It has occurred to me that I and many of my human species make a mistake in confusing what we want and how we feel with the choices we make. We were “tired, sad, or angry” or we were “trying to get home” or we were “late for an appointment” or we “just wanted to feel better”. We simply want and feel and are propelled along. We might even think that we have avoided making any choices at all: Even refusing to choose is a choice. If you turn your back on someone who you have blocked, be it in the aisle of the bus, or in the path towards change you have made a choice. It might even be yourself who you have chosen to ignore.
Human beings can ignore a lot if they can soothe themselves. In the end it may even be that which defines us. That might seem very unfair when all we are trying to do is feel better but it is a mistake to think it is any less our responsibility when we fail as a result. We have so many examples in history: The waves of humanity careening towards a wrong choice, a choice that would in the long run cause more suffering than all the discomfort they had hoped to avoid by looking away.
If we can become practiced in recognizing the choices we make, allowing ourselves to evaluate our mistakes and learn from them, taking responsibility and making a concerted effort to try something different while, without prejudice or envy, applauding good choices and even adopting them, we have a chance of being defined as heroes instead individuals who were part of the mass who did nothing but went along with the causes of suffering.
That sounds a bit radical. I don’t mean it to be at all.
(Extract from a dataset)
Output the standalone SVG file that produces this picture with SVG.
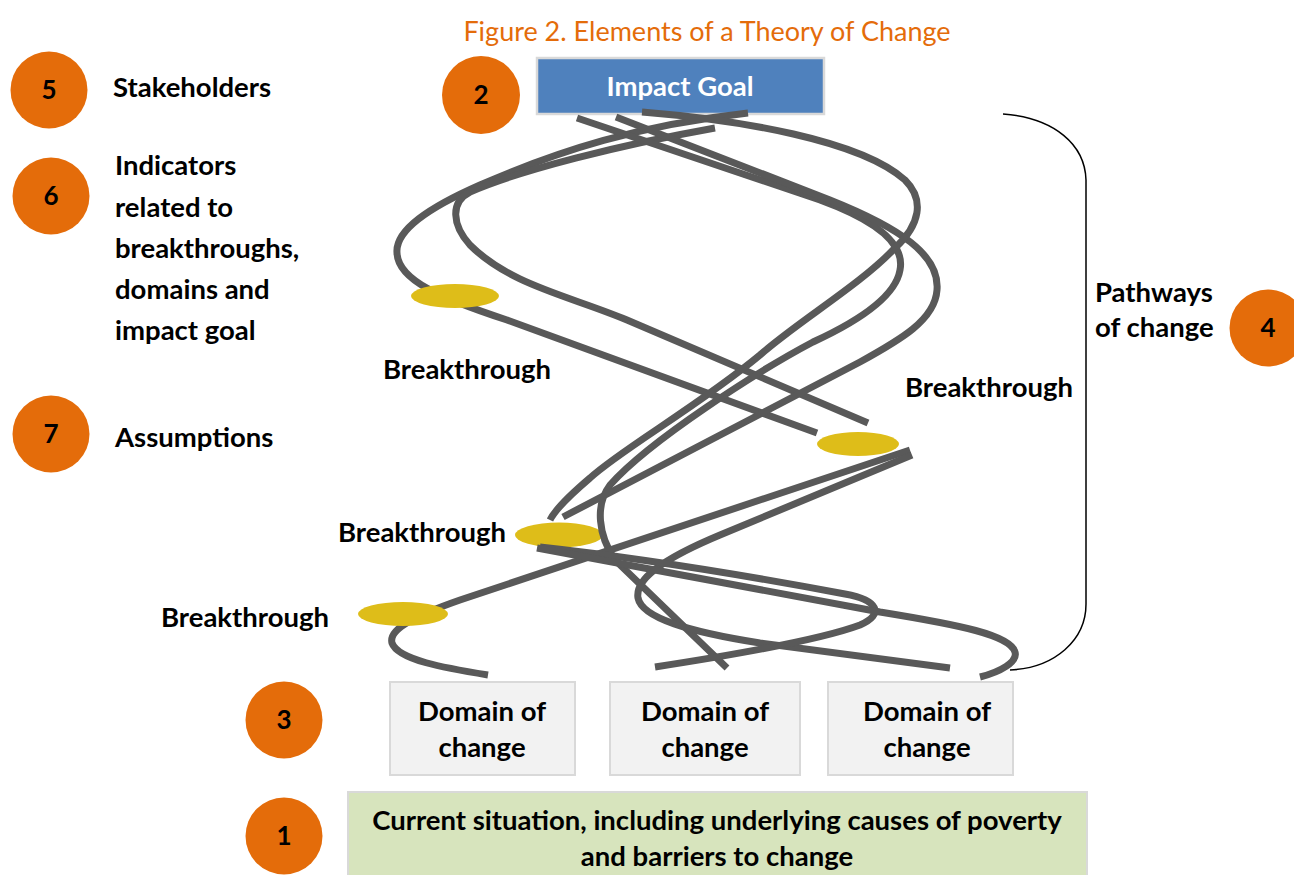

It really is very simple. There is no objective truth to wave like a flag for most of us. This is a good thing. Our choices can be as small as allowing an idea that floats into our mind while making coffee, to be explored a bit, because we are aware of it, even if it will come to nothing and we have so much to do and those extra minutes sipping coffee in bed would be easier. We can choose to try, to think and to consider.
Finally, thank you to the young woman who offered me a seat on the bus yesterday. You know who you are.